_Your objective_
Extract from the listing each line in which the word "that" appears.

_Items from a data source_

------------------------------------------------

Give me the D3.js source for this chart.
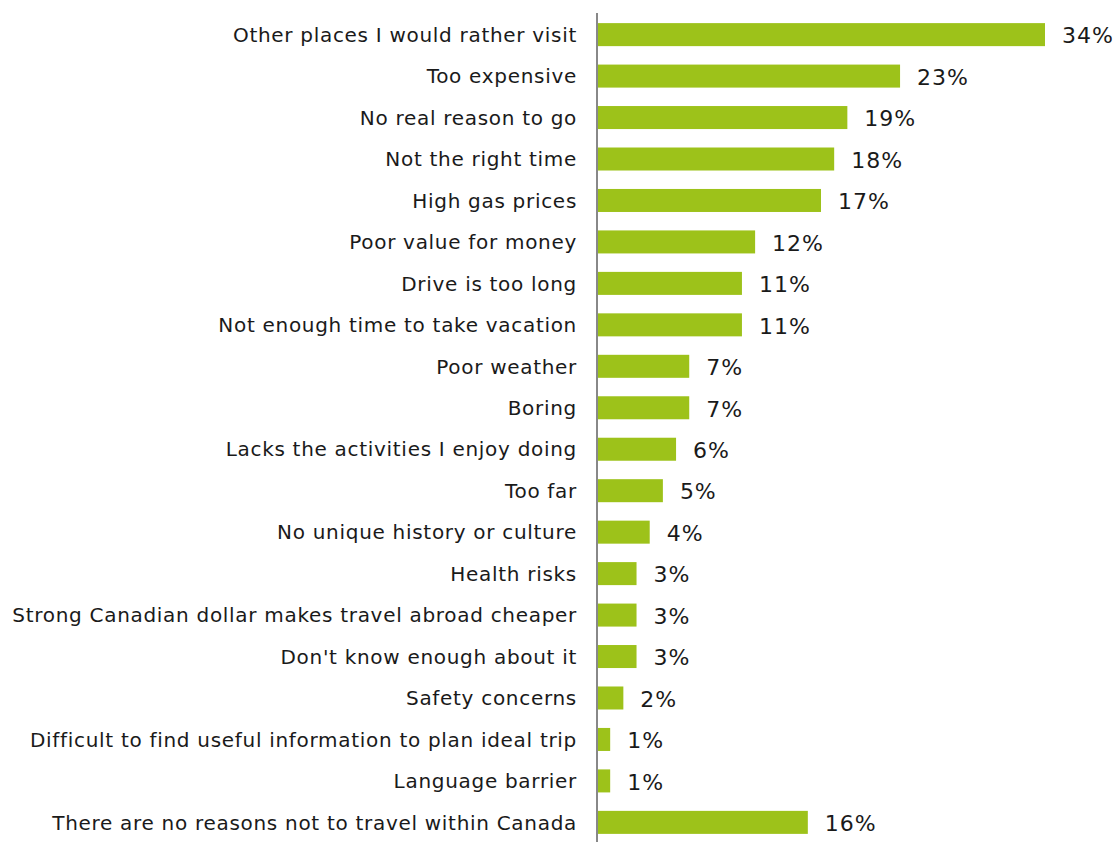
<!DOCTYPE html>
<html><head><meta charset="utf-8">
<script src="https://cdn.jsdelivr.net/npm/d3@7/dist/d3.min.js"></script>
<style>body{margin:0;background:#fff}svg{display:block}</style>
</head><body>
<script>
const categories = [
  "Other places I would rather visit","Too expensive","No real reason to go","Not the right time",
  "High gas prices","Poor value for money","Drive is too long","Not enough time to take vacation",
  "Poor weather","Boring","Lacks the activities I enjoy doing","Too far","No unique history or culture",
  "Health risks","Strong Canadian dollar makes travel abroad cheaper","Don't know enough about it",
  "Safety concerns","Difficult to find useful information to plan ideal trip","Language barrier",
  "There are no reasons not to travel within Canada"
];
const values = [34,23,19,18,17,12,11,11,7,7,6,5,4,3,3,3,2,1,1,16];
const valueLabels = values.map(v => v + "%");

const W = 1119, H = 842;
const svg = d3.select("body").append("svg").attr("width", W).attr("height", H);
const x0 = 597;
const x = d3.scaleLinear().domain([0, 34]).range([x0, 1045]);
const y = d3.scaleBand().domain(categories).range([14, 843]).paddingInner(0.445).paddingOuter(0.22);
const font = "Verdana, 'DejaVu Sans', sans-serif";

svg.selectAll("rect.bar").data(categories).join("rect")
  .attr("class","bar")
  .attr("x", x0)
  .attr("y", d => y(d))
  .attr("width", (d,i) => x(values[i]) - x0)
  .attr("height", y.bandwidth())
  .attr("fill", "#9DC21A");

svg.selectAll("text.cat").data(categories).join("text")
  .attr("class","cat")
  .attr("x", 577)
  .attr("y", d => y(d) + y.bandwidth()/2)
  .attr("dy", "0.36em")
  .attr("text-anchor","end")
  .attr("font-family", font)
  .attr("font-size", 20)
  .attr("letter-spacing", "0.7px")
  .attr("fill", "#1a1a1a")
  .text(d => d);

svg.selectAll("text.val").data(categories).join("text")
  .attr("class","val")
  .attr("x", (d,i) => x(values[i]) + 17)
  .attr("y", d => y(d) + y.bandwidth()/2)
  .attr("dy", "0.4em")
  .attr("font-family", font)
  .attr("font-size", 22)
  .attr("letter-spacing", "1px")
  .attr("fill", "#1a1a1a")
  .text((d,i) => valueLabels[i]);

svg.append("line").attr("x1", x0).attr("x2", x0).attr("y1", 13).attr("y2", 842)
  .attr("stroke", "#888").attr("stroke-width", 2);
</script>
</body></html>
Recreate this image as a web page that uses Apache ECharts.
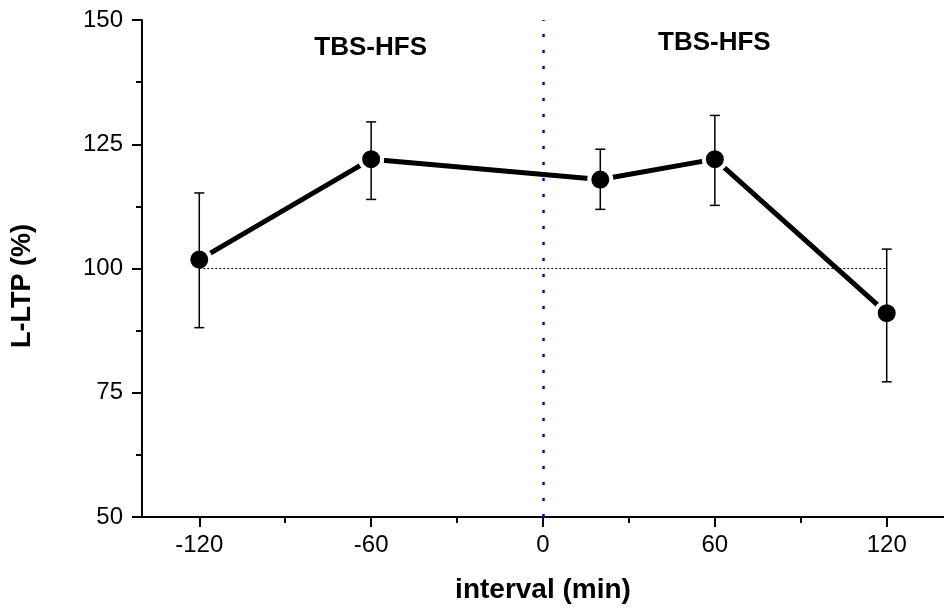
<!DOCTYPE html>
<html>
<head>
<meta charset="utf-8">
<script src="https://cdn.jsdelivr.net/npm/echarts@6/dist/echarts.min.js"></script>
<style>
  html, body { margin: 0; padding: 0; background: #fff; }
  #main { width: 944px; height: 612px; }
</style>
</head>
<body>
<div id="main"></div>
<script>
// data
var xValues = [-120, -60, 20, 60, 120];
var meanValues = [101.8, 122.0, 117.9, 122.0, 91.0];
var upperValues = [115.2, 129.5, 124.0, 130.8, 103.9];
var lowerValues = [88.1, 113.9, 111.9, 112.7, 77.2];
var xTickValues = [-120, -60, 0, 60, 120];
var xMinorTickValues = [-90, -30, 30, 90];
var annotationX = [-60, 60];
var annotationY = [144.2, 145.4];
var annotationText = ['TBS-HFS', 'TBS-HFS'];
var baseline = 100;
var stimulusX = 0;

var font = 'Arial, "Liberation Sans", sans-serif';

var chart = echarts.init(document.getElementById('main'));

var lineData = xValues.map(function (x, i) { return [x, meanValues[i]]; });
var errData = xValues.map(function (x, i) { return [x, lowerValues[i], upperValues[i]]; });
var noteData = annotationX.map(function (x, i) { return [x, annotationY[i], annotationText[i]]; });

var option = {
    animation: false,
    backgroundColor: '#fff',
    grid: { left: 142, right: -9, top: 20, bottom: 95, containLabel: false },
    xAxis: [
        {
            type: 'value',
            min: -140,
            max: 140,
            position: 'bottom',
            name: 'interval (min)',
            nameLocation: 'middle',
            nameGap: 73,
            nameTextStyle: { fontFamily: font, fontSize: 28, fontWeight: 'bold', color: '#000', verticalAlign: 'middle' },
            axisLine: { onZero: false, lineStyle: { color: '#000', width: 2 } },
            axisTick: { customValues: xTickValues, length: 10, lineStyle: { color: '#000', width: 2 } },
            axisLabel: { customValues: xTickValues, fontFamily: font, fontSize: 24, color: '#000', margin: 16 },
            splitLine: { show: false }
        },
        {
            type: 'value',
            min: -140,
            max: 140,
            position: 'bottom',
            axisLine: { show: false, onZero: false },
            axisTick: { customValues: xMinorTickValues, length: 6, lineStyle: { color: '#000', width: 2 } },
            axisLabel: { show: false },
            splitLine: { show: false }
        }
    ],
    yAxis: {
        type: 'value',
        min: 50,
        max: 150,
        interval: 25,
        axisLine: { show: true, onZero: false, lineStyle: { color: '#000', width: 2 } },
        axisTick: { show: true, length: 10, lineStyle: { color: '#000', width: 2 } },
        minorTick: { show: true, splitNumber: 2, length: 6, lineStyle: { color: '#000', width: 2 } },
        axisLabel: { fontFamily: font, fontSize: 24, color: '#000', margin: 19 },
        splitLine: { show: false },
        minorSplitLine: { show: false }
    },
    graphic: [
        {
            type: 'text',
            x: 23,
            y: 286,
            rotation: Math.PI / 2,
            style: {
                text: 'L-LTP (%)',
                font: 'bold 27px ' + font,
                fill: '#000',
                align: 'center',
                verticalAlign: 'middle'
            }
        }
    ],
    series: [
        {
            type: 'line',
            data: lineData,
            z: 2,
            symbol: 'circle',
            symbolSize: 22,
            itemStyle: { color: '#000', borderColor: '#fff', borderWidth: 4 },
            lineStyle: { color: '#000', width: 5 },
            markLine: {
                silent: true,
                symbol: 'none',
                label: { show: false },
                data: [
                    {
                        xAxis: stimulusX,
                        lineStyle: { color: '#0000ff', width: 2.5, type: [3, 13] }
                    },
                    [
                        { coord: [xValues[0], baseline], lineStyle: { color: '#000', width: 1, type: [2, 2] } },
                        { coord: [xValues[xValues.length - 1], baseline] }
                    ]
                ]
            }
        },
        {
            type: 'custom',
            z: 3,
            data: errData,
            encode: { x: 0, y: [1, 2] },
            renderItem: function (params, api) {
                var x = api.value(0);
                var lo = api.coord([x, api.value(1)]);
                var hi = api.coord([x, api.value(2)]);
                var hw = 5;
                var st = { stroke: '#000', lineWidth: 1.5 };
                return {
                    type: 'group',
                    children: [
                        { type: 'line', shape: { x1: hi[0], y1: hi[1], x2: lo[0], y2: lo[1] }, style: st },
                        { type: 'line', shape: { x1: hi[0] - hw, y1: hi[1], x2: hi[0] + hw, y2: hi[1] }, style: st },
                        { type: 'line', shape: { x1: lo[0] - hw, y1: lo[1], x2: lo[0] + hw, y2: lo[1] }, style: st }
                    ]
                };
            }
        },
        {
            type: 'scatter',
            data: noteData,
            symbolSize: 1,
            itemStyle: { color: 'rgba(0,0,0,0)', opacity: 1 },
            label: {
                show: true,
                position: [0, 0],
                align: 'center',
                verticalAlign: 'middle',
                formatter: function (p) { return p.data[2]; },
                fontFamily: font,
                fontSize: 26,
                fontWeight: 'bold',
                color: '#000',
                opacity: 1,
                textBorderWidth: 0
            }
        }
    ]
};

chart.setOption(option);
</script>
</body>
</html>
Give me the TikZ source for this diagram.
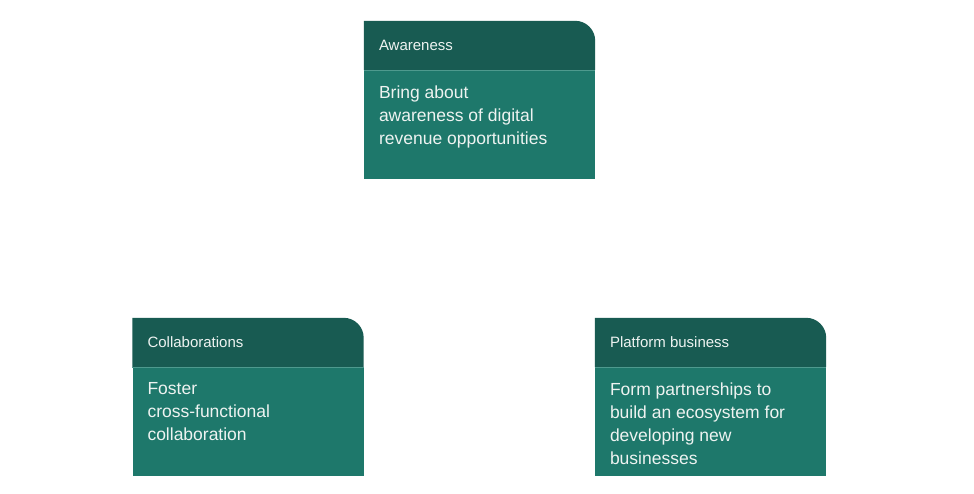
\documentclass[tikz,border=0pt]{standalone}
\usepackage{fontspec}
\setmainfont{Liberation Sans}
\usepackage{tikz}
\usetikzlibrary{positioning}

\definecolor{headcol}{HTML}{185B52}
\definecolor{bodycol}{HTML}{1E786B}
\definecolor{sepcol}{HTML}{4E9A8E}
\definecolor{txtcol}{HTML}{EEF3F1}

\tikzset{
    head/.style={minimum width=231pt, minimum height=49pt, inner sep=0pt},
    body/.style={minimum width=231pt, minimum height=109pt, inner sep=0pt, fill=bodycol},
    headtext/.style={anchor=west, inner sep=0pt, text=txtcol, font=\fontsize{15}{18}\selectfont},
    bodytext/.style={anchor=north west, inner sep=0pt, align=left, text=txtcol,
        font=\fontsize{17.5}{23}\selectfont},
}

\newcommand{\headbox}[1]{%
    \fill[headcol] (#1.south west) -- (#1.north west) -- ([xshift=-20pt]#1.north east)
        arc[start angle=90, end angle=0, radius=20pt] -- (#1.south east) -- cycle;}

\begin{document}
\begin{tikzpicture}[x=1pt, y=-1pt]

\useasboundingbox (0,0) rectangle (974,493);

% header boxes
\node [head] (aware_head) at (479.5,45.5) {};
\node [head] (collab_head) at (248,342.5) {};
\node [head] (platform_head) at (710.5,342.5) {};

\headbox{aware_head}
\headbox{collab_head}
\headbox{platform_head}

% body boxes
\node [body, below=0pt of aware_head] (aware_body) {};
\node [body, below=0pt of collab_head] (collab_body) {};
\node [body, below=0pt of platform_head] (platform_body) {};

\foreach \n in {aware, collab, platform}
    \draw [sepcol, line width=1pt] (\n_body.north west) -- (\n_body.north east);

% texts
\node [headtext, right=15pt of aware_head.west] (aware_title) {Awareness};
\node [headtext, right=15pt of collab_head.west] (collab_title) {Collaborations};
\node [headtext, right=15pt of platform_head.west] (platform_title) {Platform business};

\node [bodytext] (aware_text) at ([xshift=15pt, yshift=-15pt]aware_body.north west)
    {Bring about\\awareness of digital\\revenue opportunities};
\node [bodytext] (collab_text) at ([xshift=15pt, yshift=-15pt]collab_body.north west)
    {Foster\\cross-functional\\collaboration};
\node [bodytext] (platform_text) at ([xshift=15pt, yshift=-15pt]platform_body.north west)
    {Form partnerships to\\build an ecosystem for\\developing new\\businesses};

\end{tikzpicture}
\end{document}
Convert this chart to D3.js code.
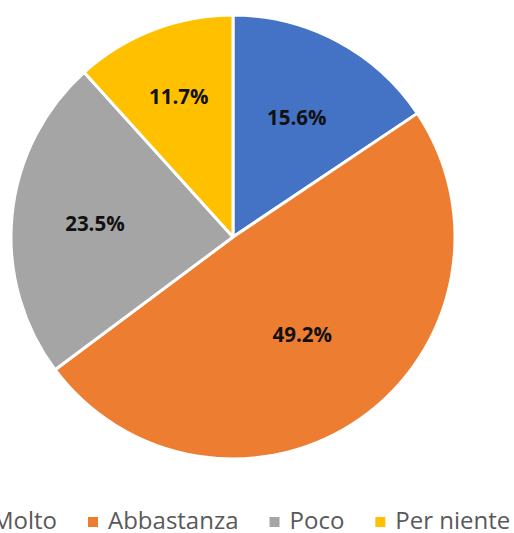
<!DOCTYPE html>
<html>
<head>
<meta charset="utf-8">
<script src="https://cdn.jsdelivr.net/npm/d3@7"></script>
<style>
  html, body { margin: 0; padding: 0; background: #fff; }
  svg { display: block; }
</style>
</head>
<body>
<svg id="chart" width="514" height="533"></svg>
<script>
// Survey answers and their shares (%)
const categories = ["Molto", "Abbastanza", "Poco", "Per niente"];
const values = [15.6, 49.2, 23.5, 11.7];
const colors = ["#4472C4", "#ED7D31", "#A5A5A5", "#FFC000"];

const svg = d3.select("#chart");
const cx = 233, cy = 237, r = 222;

const pie = d3.pie().sort(null).value(d => d.value);
const arcs = pie(categories.map((c, i) => ({ name: c, value: values[i] })));

const arc = d3.arc().innerRadius(0).outerRadius(r);
const g = svg.append("g").attr("transform", `translate(${cx},${cy})`);

const color = d3.scaleOrdinal().domain(categories).range(colors);

g.selectAll("path.slice")
  .data(arcs)
  .join("path")
  .attr("class", "slice")
  .attr("d", arc)
  .attr("fill", d => color(d.data.name))
  .attr("stroke", "#fff")
  .attr("stroke-width", 3)
  .attr("stroke-linejoin", "round");

// Label radius as a fraction of the pie radius, tuned per slice for a best-fit look
const labelFrac = { "Molto": 0.61, "Abbastanza": 0.54, "Poco": 0.625, "Per niente": 0.68 };
g.selectAll("text.lbl")
  .data(arcs)
  .join("text")
  .attr("class", "lbl")
  .attr("transform", d => {
    const lr = r * labelFrac[d.data.name];
    const c = d3.arc().innerRadius(lr).outerRadius(lr).centroid(d);
    return `translate(${c[0]},${c[1]})`;
  })
  .attr("text-anchor", "middle")
  .attr("dy", "0.36em")
  .attr("font-family", "'Open Sans', sans-serif")
  .attr("font-weight", "bold")
  .attr("font-size", 20.5)
  .attr("fill", "#111")
  .text(d => d.data.value.toFixed(1) + "%");

// Legend along the bottom, laid out from measured text widths
const legend = svg.append("g").attr("transform", "translate(0,529)");
const fontSize = 24;
const sw = 10, gapSwatch = 10, gapItem = 31;
const items = legend.selectAll("g.item").data(categories).join("g").attr("class", "item");
items.append("rect")
  .attr("width", sw).attr("height", sw)
  .attr("y", -12)
  .attr("fill", d => color(d));
items.append("text")
  .attr("x", sw + gapSwatch)
  .attr("font-family", "'Open Sans', sans-serif")
  .attr("font-size", fontSize)
  .attr("fill", "#595959")
  .text(d => d);

// Position items so that the "Abbastanza" swatch starts at x=88
let widths = [];
items.each(function () { widths.push(this.getBBox().width); });
let xs = [];
let x = 0;
widths.forEach((w, i) => { xs.push(x); x += w + gapItem; });
const shift = 88 - xs[1];
items.attr("transform", (d, i) => `translate(${xs[i] + shift},0)`);
</script>
</body>
</html>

------------------------------------------------

_Written answer_
Recreate this image as a web page that uses Apache ECharts.
// Position items so that the "Abbastanza" swatch starts at x=88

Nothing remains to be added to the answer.